You all place too much stock in the capability of the electronics to make these mood swings.
The absolute best way to monitor this car's fuel control is to view the EHA current. Everyone that owns a KE car and wants any info about control should creat the proper test harness. Once wired the test can be done with little effort. The hardest part is removing the aircleaner.
What you must make is a harness with a male and female connection that allows you to unplug the connector at the EHA. One part of your rig will plug into the EHA and the other back into the connector you removed. The harness is wired such that the two wires that jumper the circuit have one wire broken and wired to plug into the ammeter sockets + and - . This is so that the current flowing must pass through the ammeter.

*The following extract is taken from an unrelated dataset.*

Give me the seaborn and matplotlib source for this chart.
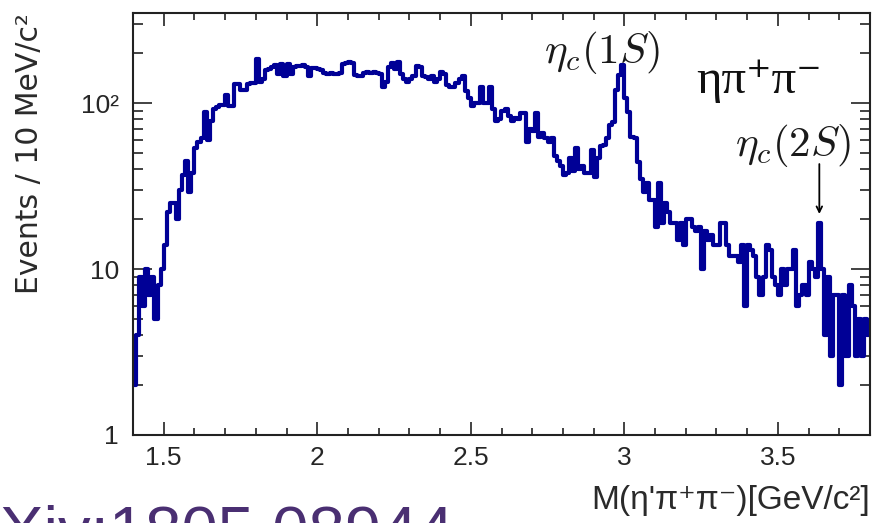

Make the jumpers long enough that you can view the current from the drivers seat. The added capacity of this testing is that by pulling one of the + or - leads you have opened the circuit and have assured zero current (which is the limp home position - coincedentally).
Now once you are monitoring you will notice that it will take a huge number of ma to make much difference. The only instance I can imagine would be the equivalent to decel cut-off. In decel cut-off the current goes to -60ma. This shuts off the motor by dropping the differential pressure to zero. This is easy to view. Go watch decel cut-off..... When the event occurs it will take a similar current (I would presume at least 30 negative ma) to get the drop in performance I am imagining from your description. If the current isn't close the elctronic fuel control is not the problem. You will notice that all other driving when warm never causes more than a 10ma change. The greatest change occurs on quick full accel. A combined effort of full throttle and rapid movement of the airflowmeter position potentiometer.
Get some perspective by viewing this, watch the road. All aspects of electronic control including closed loop can be monitored. I wish all aspects of control could be monitored so easy as KE.
If you need more info on this jumper/break-out lead send me a fax number and I'll draw it out. A picture of its use on a cheap RS meter is in my DIY article.
Anyone making diagnostic decisions on this system needs to do this testing. Not only is it the easiest test imaginable, it gives one of the best systematic views of control I can think off... everything in plain view.